As that that veteran Washington enforcer who's obviously ready to take Michael Graham's place in the Georgetown lineup might say:
"There you go again!"
Just because the 1984-85 college basketball season looks as if it could be a rerun of the presidential election, more a coronation than a contest—begging your pardon, Mr. Bonzo, sir, re-coronation—this isn't to say that the rest of the nation is giving up. However, in a time of peace, prosperity, low interest rates and high interest fives, and secure with the notion that Georgetown's department of defense is still terrifying, the ticket of Patrick Ewing and John Thompson may have already ensured a landslide for the Hoyas. Thus does Oral Roberts coach Dick Acres describe the competition for the national championship: "It's Georgetown and chase."
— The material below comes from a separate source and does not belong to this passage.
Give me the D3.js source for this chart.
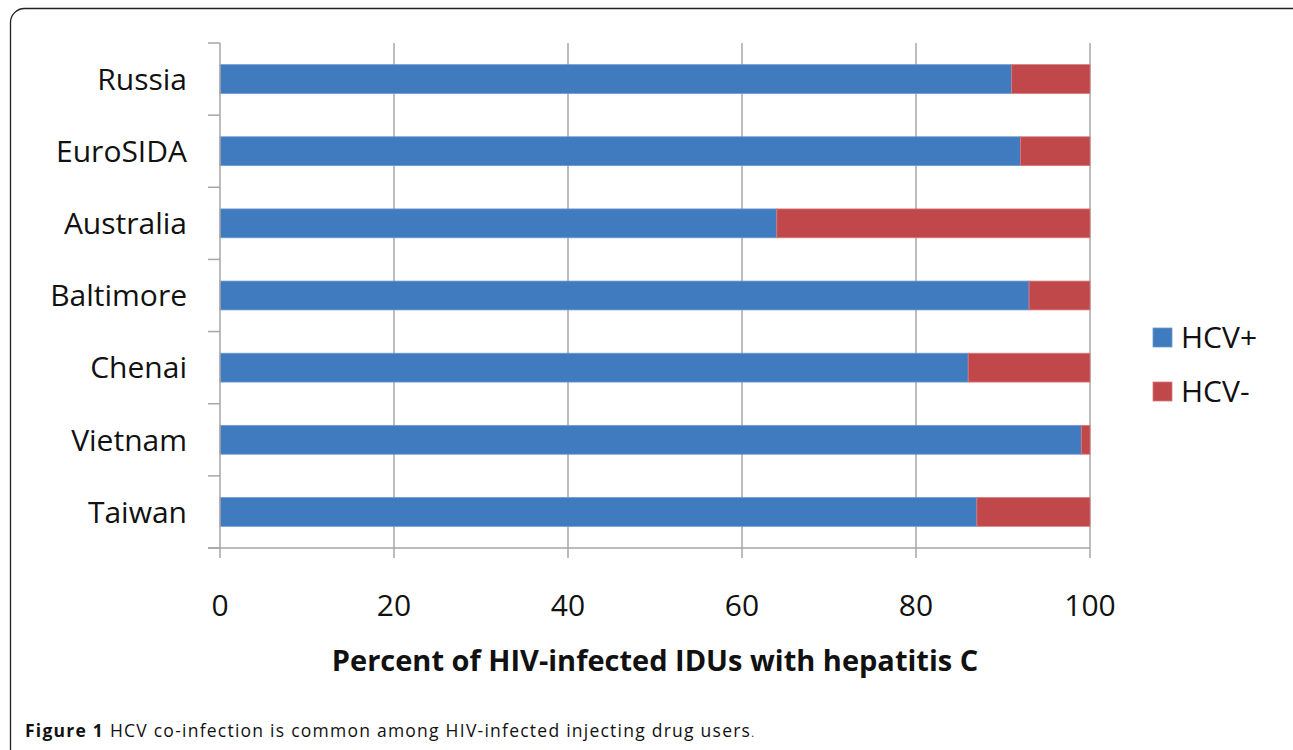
<!DOCTYPE html>
<html>
<head>
<meta charset="utf-8">
<script src="https://cdn.jsdelivr.net/npm/d3@7"></script>
<style>
  html, body { margin: 0; padding: 0; background: #fff; }
  svg { display: block; }
</style>
</head>
<body>
<svg id="chart" width="1293" height="750"></svg>
<script>
// Cohorts, top to bottom
const categories = ["Russia", "EuroSIDA", "Australia", "Baltimore", "Chenai", "Vietnam", "Taiwan"];
// Percent HCV-positive among HIV-infected IDUs
const hcvPos = [91, 92, 64, 93, 86, 99, 87];
// Percent HCV-negative
const hcvNeg = [9, 8, 36, 7, 14, 1, 13];
const xTicks = [0, 20, 40, 60, 80, 100];
const seriesNames = ["HCV+", "HCV-"];
const colors = ["#3f7bbe", "#c0474a"];

const svg = d3.select("#chart");
const font = "'Open Sans', Lato, sans-serif";
const labelSize = 30;

// Rounded frame around the figure
svg.append("rect")
  .attr("x", 10.5).attr("y", 8.5)
  .attr("width", 1300).attr("height", 760)
  .attr("rx", 14)
  .attr("fill", "none").attr("stroke", "#222").attr("stroke-width", 1.3);

const plot = { left: 220, right: 1090, top: 43, bottom: 548 };

const x = d3.scaleLinear().domain([0, 100]).range([plot.left, plot.right]);
const y = d3.scaleBand().domain(categories).range([plot.top, plot.bottom]).paddingInner(0.6).paddingOuter(0.3);
const yOuter = d3.scaleBand().domain(categories).range([plot.top, plot.bottom]);

// Vertical gridlines
svg.append("g").selectAll("line")
  .data(xTicks.filter(t => t > 0))
  .join("line")
  .attr("x1", d => x(d)).attr("x2", d => x(d))
  .attr("y1", plot.top).attr("y2", plot.bottom)
  .attr("stroke", "#bdbdbd").attr("stroke-width", 2);

// Stacked bars
const stacked = categories.map((c, i) => ({ c, v: [hcvPos[i], hcvNeg[i]] }));
stacked.forEach(d => {
  let acc = 0;
  d.v.forEach((val, k) => {
    svg.append("rect")
      .attr("x", x(acc))
      .attr("y", y(d.c))
      .attr("width", x(acc + val) - x(acc))
      .attr("height", y.bandwidth())
      .attr("fill", colors[k])
      .attr("stroke", k === 0 ? "#6f9ad0" : "#d77b7c")
      .attr("stroke-width", 0.8);
    acc += val;
  });
});

// Category axis with ticks between bands
const yAxisG = svg.append("g");
yAxisG.append("line")
  .attr("x1", plot.left).attr("x2", plot.left)
  .attr("y1", plot.top).attr("y2", plot.bottom)
  .attr("stroke", "#a6a6a6").attr("stroke-width", 1.5);
const bounds = categories.map(c => yOuter(c)).concat([plot.bottom]);
yAxisG.selectAll("line.tick")
  .data(bounds)
  .join("line").attr("class", "tick")
  .attr("x1", plot.left - 12).attr("x2", plot.left)
  .attr("y1", d => d).attr("y2", d => d)
  .attr("stroke", "#a6a6a6").attr("stroke-width", 1.5);
yAxisG.selectAll("text")
  .data(categories)
  .join("text")
  .attr("x", 187)
  .attr("y", d => yOuter(d) + yOuter.bandwidth() / 2)
  .attr("dy", "0.36em")
  .attr("text-anchor", "end")
  .attr("font-family", font).attr("font-size", labelSize).attr("fill", "#111")
  .text(d => d);

// Value axis
const xAxisG = svg.append("g");
xAxisG.append("line")
  .attr("x1", plot.left - 12).attr("x2", plot.right)
  .attr("y1", plot.bottom).attr("y2", plot.bottom)
  .attr("stroke", "#a6a6a6").attr("stroke-width", 1.5);
xAxisG.selectAll("line.tick")
  .data(xTicks)
  .join("line").attr("class", "tick")
  .attr("x1", d => x(d)).attr("x2", d => x(d))
  .attr("y1", plot.bottom).attr("y2", plot.bottom + 10)
  .attr("stroke", "#a6a6a6").attr("stroke-width", 1.5);
xAxisG.selectAll("text")
  .data(xTicks)
  .join("text")
  .attr("x", d => x(d))
  .attr("y", 605)
  .attr("dy", "0.36em")
  .attr("text-anchor", "middle")
  .attr("font-family", font).attr("font-size", labelSize).attr("fill", "#111")
  .text(d => d);

// Axis title
svg.append("text")
  .attr("x", 655).attr("y", 661)
  .attr("dy", "0.36em")
  .attr("text-anchor", "middle")
  .attr("font-family", font).attr("font-size", 29).attr("font-weight", "bold").attr("fill", "#111")
  .text("Percent of HIV-infected IDUs with hepatitis C");

// Legend
const legend = svg.append("g");
seriesNames.forEach((name, k) => {
  const ly = 337 + k * 54;
  legend.append("rect")
    .attr("x", 1153).attr("y", ly - 9)
    .attr("width", 19).attr("height", 19)
    .attr("fill", colors[k])
    .attr("stroke", k === 0 ? "#6f9ad0" : "#d77b7c").attr("stroke-width", 0.8);
  legend.append("text")
    .attr("x", 1181).attr("y", ly)
    .attr("dy", "0.36em")
    .attr("font-family", font).attr("font-size", labelSize).attr("fill", "#111")
    .text(name);
});

// Figure caption, lightly tracked to span the caption line
const cap = svg.append("text")
  .attr("x", 25).attr("y", 737)
  .attr("font-family", font)
  .attr("font-size", 17.5).attr("fill", "#111");
cap.append("tspan").attr("font-weight", "bold").text("Figure 1");
cap.append("tspan").text(" HCV co-infection is common among HIV-infected injecting drug users");
cap.append("tspan").attr("font-size", 11).text(".");
const capTarget = 730;
const capLen = cap.node().getComputedTextLength();
const capChars = cap.text().length;
cap.attr("letter-spacing", Math.max(0, (capTarget - capLen) / capChars).toFixed(2));
</script>
</body>
</html>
Or is it? Let's look at history. Not since 1973, when UCLA, the FDR of college ball, was wrapping up its seventh straight title and ninth in 10 years, has an NCAA champion repeated. Let's look at the dropouts from among the Georgetown campaigners. Gone are Fred Brown and Gene Smith, last year's senior guards who dictated the Hoyas' vicious pressure out front. And Graham, last season's freshman hit man, will be hitting nothing but textbooks this time around. Why, even John Thompson III left his D.C. home and hearth—to enroll as a freshman at Princeton. Maybe The Third, who was first-team All-City in Washington last season, just wanted to talk to the media.
Moreover, let's look at the rules. The new rules. The improved rules. This year's brilliantly conceived, take-a-great-game-and-blow-it-to-smithereens-with-change-after-change rules. It's obvious that when the rulemakers sat in their rules room eating their curds and rules, they were out to halt Georgetown:
A) They expanded the NCAA tournament field from 53 to 64 teams. The more the merrier, right? The more teams, the more games, the more chances for Georgetown to lose. The Hoyas barely survived SMU 37-36 in their first tournament game last March. Think how they might swoon against Baylor.
B) They increased the number of allowable time-outs during TV games from three to four per team. Nowadays a TV game is just about every game played within 6,000 miles of Al McGuire between the hours of noon and 4 a.m. Factoring in the three automatic time-outs each half for commercials, this means we can now enjoy up to 14 time-outs in a single game. "So many, we'll need a guest speaker in the huddles," says Memphis State coach Dana Kirk. Kentucky coach Joe B. Hall could have used 28 to slow down the Georgetown hordes in the second half of last spring's NCAA semifinal rout (53-40) in Seattle.
C) They installed the 45-second clock. Well, sort of. This is yet another experiment by the NCAA, which conducts more experiments than NASA. The clock will be used in 21 conferences during the season and then abandoned entirely in the tournament. Naturally, the clock makes no sense whatsoever except as a preventive measure to keep Georgetown, which has the best spread-delay offense in the business, from delaying.